Ipswich Town manager Kieran McKenna
Ipswich Town manager Kieran McKenna
Image: HANDOUT

“Hugely talented” and “highly respected” were two of the phrases used by Manchester United, external and Ipswich Town to describe Kieran McKenna on the day he left Old Trafford to become manager at Portman Road.

Similar words have been used about many other coaches going into senior club management for the first time — but very few have lived up to them in such a spectacular way as McKenna.

After leaving his role as Manchester United first-team coach to take over at Ipswich with the club 12th in League One, he has guided them to back-to-back promotions, with the team earning more than 90 points in each campaign, and scoring 193 goals in the process.

And now the 37-year-old has the chance to test himself and his players in what former Ipswich captain Mick Mills has called “the promised land” — the Premier League — for the first time since 2002.
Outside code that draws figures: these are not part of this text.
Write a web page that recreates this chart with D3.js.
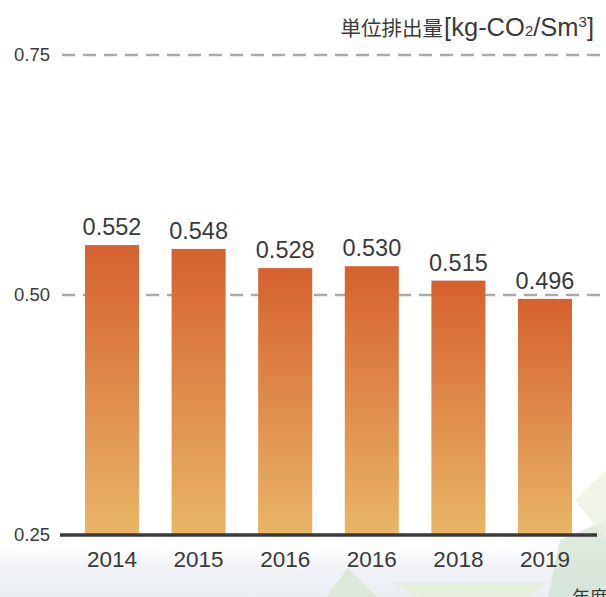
<!DOCTYPE html>
<html>
<head>
<meta charset="utf-8">
<script src="https://cdn.jsdelivr.net/npm/d3@7"></script>
<style>
  html, body { margin: 0; padding: 0; background: #fff; }
  svg { display: block; }
  text { font-family: "Liberation Sans", Arial, "Noto Sans CJK JP", sans-serif; fill: #3a3a3a; }
</style>
</head>
<body>
<svg id="chart" width="606" height="597"></svg>
<script>
// data
const years = ['2014', '2015', '2016', '2016', '2018', '2019']
const values = [0.552, 0.548, 0.528, 0.530, 0.515, 0.496]
const tickValues = [0.25, 0.50, 0.75]
const unitLabel = '単位排出量'
const xLabel = '年度'

const W = 606, H = 597
const svg = d3.select('#chart')

// gradient for bars (per bar, top dark -> bottom light)
const defs = svg.append('defs')
const grad = defs.append('linearGradient')
  .attr('id', 'barGrad')
  .attr('x1', 0).attr('y1', 0).attr('x2', 0).attr('y2', 1)
grad.append('stop').attr('offset', '0%').attr('stop-color', '#d6612e')
grad.append('stop').attr('offset', '50%').attr('stop-color', '#df8b4a')
grad.append('stop').attr('offset', '100%').attr('stop-color', '#e9b667')

const bgGrad = defs.append('linearGradient')
  .attr('id', 'bgGrad')
  .attr('x1', 0).attr('y1', 0).attr('x2', 0).attr('y2', 1)
bgGrad.append('stop').attr('offset', '0%').attr('stop-color', '#ffffff')
bgGrad.append('stop').attr('offset', '40%').attr('stop-color', '#f1f3f7')
bgGrad.append('stop').attr('offset', '100%').attr('stop-color', '#eaeef3')

// faint background decoration at the bottom
const bg = svg.append('g')
bg.append('rect').attr('x', 0).attr('y', 545).attr('width', W).attr('height', H - 545)
  .attr('fill', 'url(#bgGrad)')
const shapes = [
  [[348, 568], [326, 597], [378, 597]],
  [[392, 583], [548, 583], [528, 597], [418, 597]],
  [[560, 540], [606, 520], [606, 597], [548, 597]],
  [[575, 500], [606, 470], [606, 540]]
]
bg.selectAll('polygon').data(shapes).join('polygon')
  .attr('points', d => d.map(p => p.join(',')).join(' '))
  .attr('fill', (d, i) => ['#d5e6cc', '#e4eed2', '#cfe2cf', '#e9f1de'][i])
  .attr('opacity', 0.7)

// scales
const x = d3.scaleBand()
  .domain(d3.range(years.length))
  .range([68.7, 588.3])
  .paddingInner(0.376)
  .paddingOuter(0.188)

const y = d3.scaleLinear()
  .domain([0.25, 0.75])
  .range([535, 55])

// dashed gridlines
svg.append('g').selectAll('line')
  .data(tickValues.filter(v => v > 0.25))
  .join('line')
  .attr('x1', 62).attr('x2', 604)
  .attr('y1', d => y(d)).attr('y2', d => y(d))
  .attr('stroke', '#aaaaaa')
  .attr('stroke-width', 2.5)
  .attr('stroke-dasharray', '13 8')

// y axis tick labels
const yAxis = d3.axisLeft(y)
  .tickValues(tickValues)
  .tickFormat(d3.format('.2f'))
  .tickSize(0)
  .tickPadding(0)
const yg = svg.append('g').attr('transform', 'translate(50,0)').call(yAxis)
yg.select('.domain').remove()
yg.selectAll('text')
  .attr('font-size', 18.5)
  .attr('fill', '#3a3a3a')
  .style('font-family', '"Liberation Sans", Arial, sans-serif')

// bars
svg.append('g').selectAll('rect')
  .data(values)
  .join('rect')
  .attr('x', (d, i) => x(i))
  .attr('width', x.bandwidth())
  .attr('y', d => y(d))
  .attr('height', d => y(0.25) - y(d))
  .attr('fill', 'url(#barGrad)')

// value labels
svg.append('g').selectAll('text')
  .data(values)
  .join('text')
  .attr('x', (d, i) => x(i) + x.bandwidth() / 2)
  .attr('y', d => y(d) - 10)
  .attr('text-anchor', 'middle')
  .attr('font-size', 23.5)
  .text(d => d3.format('.3f')(d))

// baseline
svg.append('line')
  .attr('x1', 60).attr('x2', 597)
  .attr('y1', y(0.25)).attr('y2', y(0.25))
  .attr('stroke', '#3a3a3a')
  .attr('stroke-width', 3.5)

// x axis labels
const xAxis = d3.axisBottom(x)
  .tickFormat(i => years[i])
  .tickSize(0)
  .tickPadding(0)
const xg = svg.append('g').attr('transform', 'translate(0,551)').call(xAxis)
xg.select('.domain').remove()
xg.selectAll('text')
  .attr('font-size', 22.5)
  .attr('fill', '#3a3a3a')
  .style('font-family', '"Liberation Sans", Arial, sans-serif')

// unit label (top right)
const unit = svg.append('text')
  .attr('x', 594).attr('y', 36)
  .attr('text-anchor', 'end')
  .attr('font-size', 25.5)
unit.append('tspan').attr('font-size', 20.5).style('font-family', '"Noto Sans CJK JP", sans-serif').text(unitLabel)
unit.append('tspan').attr('dx', 1).text('[kg-CO')
unit.append('tspan').attr('font-size', 15).text('2')
unit.append('tspan').text('/Sm')
unit.append('tspan').attr('font-size', 15).attr('dy', -9).text('3')
unit.append('tspan').attr('dy', 9).text(']')

// x label bottom right
svg.append('text')
  .attr('x', 572).attr('y', 604)
  .attr('font-size', 18)
  .style('font-family', '"Noto Sans CJK JP", sans-serif')
  .text(xLabel)
</script>
</body>
</html>
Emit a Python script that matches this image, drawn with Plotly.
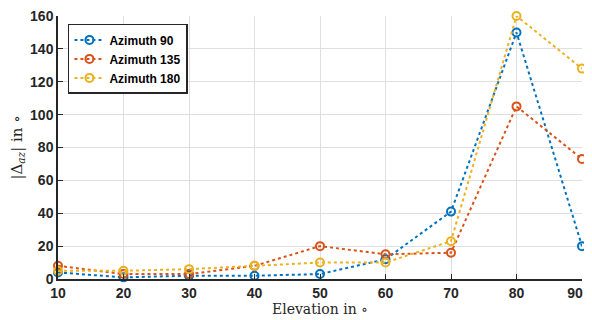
import plotly.graph_objects as go

elevation = [10, 20, 30, 40, 50, 60, 70, 80, 90]
x_tick_labels = ["10", "20", "30", "40", "50", "60", "70", "80", "90\u2003"]
az90 = [4, 1, 2, 2, 3, 12, 41, 150, 20]
az135 = [8, 3, 3, 8, 20, 15, 16, 105, 73]
az180 = [5, 5, 6, 8, 10, 10, 23, 160, 128]
names = ["Azimuth 90", "Azimuth 135", "Azimuth 180"]
colors = ["#0072BD", "#D95319", "#EDB120"]

fig = go.Figure()
for name, ys, c in zip(names, [az90, az135, az180], colors):
    fig.add_trace(go.Scatter(
        x=elevation, y=ys, name=name, mode="lines+markers",
        line=dict(color=c, width=2, dash="dot"),
        marker=dict(symbol="circle-open", size=8, color=c, line=dict(width=2, color=c)),
        cliponaxis=False,
    ))

tickfont = dict(family="Liberation Sans, Arial", size=14, color="#262626", weight="bold")
fig.update_layout(
    width=584, height=310,
    margin=dict(l=50, r=10, t=8, b=39),
    paper_bgcolor="white", plot_bgcolor="white",
    font=dict(family="Liberation Sans, Arial", color="#262626"),
    legend=dict(
        x=0.019, y=0.97, xanchor="left", yanchor="top",
        bgcolor="white", bordercolor="#262626", borderwidth=1.5,
        font=dict(family="Liberation Sans, Arial", size=12, color="#000000", weight="bold"),
        tracegroupgap=0, itemwidth=30,
    ),
    xaxis=dict(
        range=[10, 90], tickvals=elevation, ticktext=x_tick_labels, ticks="inside", ticklen=5,
        tickcolor="#262626", showline=True, linecolor="#262626", linewidth=1.5,
        showgrid=True, gridcolor="#DFDFDF", gridwidth=1, zeroline=False,
        tickfont=tickfont, automargin=False, ticklabeloverflow="allow",
        title=dict(text="Elevation in ∘", font=dict(family="DejaVu Serif, Liberation Serif", size=14, color="#262626"), standoff=4),
    ),
    yaxis=dict(
        range=[0, 160], tickvals=[0, 20, 40, 60, 80, 100, 120, 140, 160], ticks="inside", ticklen=5,
        tickcolor="#262626", showline=True, linecolor="#262626", linewidth=1.5,
        showgrid=True, gridcolor="#DFDFDF", gridwidth=1, zeroline=False,
        tickfont=tickfont, automargin=False, ticklabeloverflow="allow",
        title=dict(text="|Δ<sub><i>az</i></sub>| in ∘", font=dict(family="DejaVu Serif, Liberation Serif", size=15, color="#262626"), standoff=14),
    ),
    showlegend=True,
)
fig.write_html("out.html")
Last summer, following promotion from the third tier after winning 28 of their 46 games and losing only four, Mills said that if they could improve the squad “by about 20 per cent” they could compete for a top-six place in the Championship.

But such has been the quality of McKenna’s coaching and the success of Town’s recruitment, they have not been outside the top six for the entire season — and in the top two for the majority of it.

It is even more remarkable as Ipswich only spent a reported £4m on signings last summer, while Leicester, Leeds and Southampton — who were to become their closest rivals — were still benefiting from the Premier League’s parachute payments largesse.

Champions Leicester’s recruits included England internationals Harry Winks and Conor Coady for combined reported fees of about £17.5m, while Leeds, who finished third, reportedly spent a little more than that on two of their summer arrivals Joel Piroe, from Swansea, and Wales international Ethan Ampadu.

There are a number of illustrious names among the list of Ipswich’s former managers, World Cup winner Sir Alf Ramsey, Jackie Milburn, Bill McGarry, John Lyall, George Burley, Mick McCarthy among them — and the man rated by most as the best of them all, Sir Bobby Robson.

But none of them came anywhere close to McKenna’s win percentage of 57 per cent — and it is no surprise therefore that the Northern Irishman was last month named as Championship manager of the season.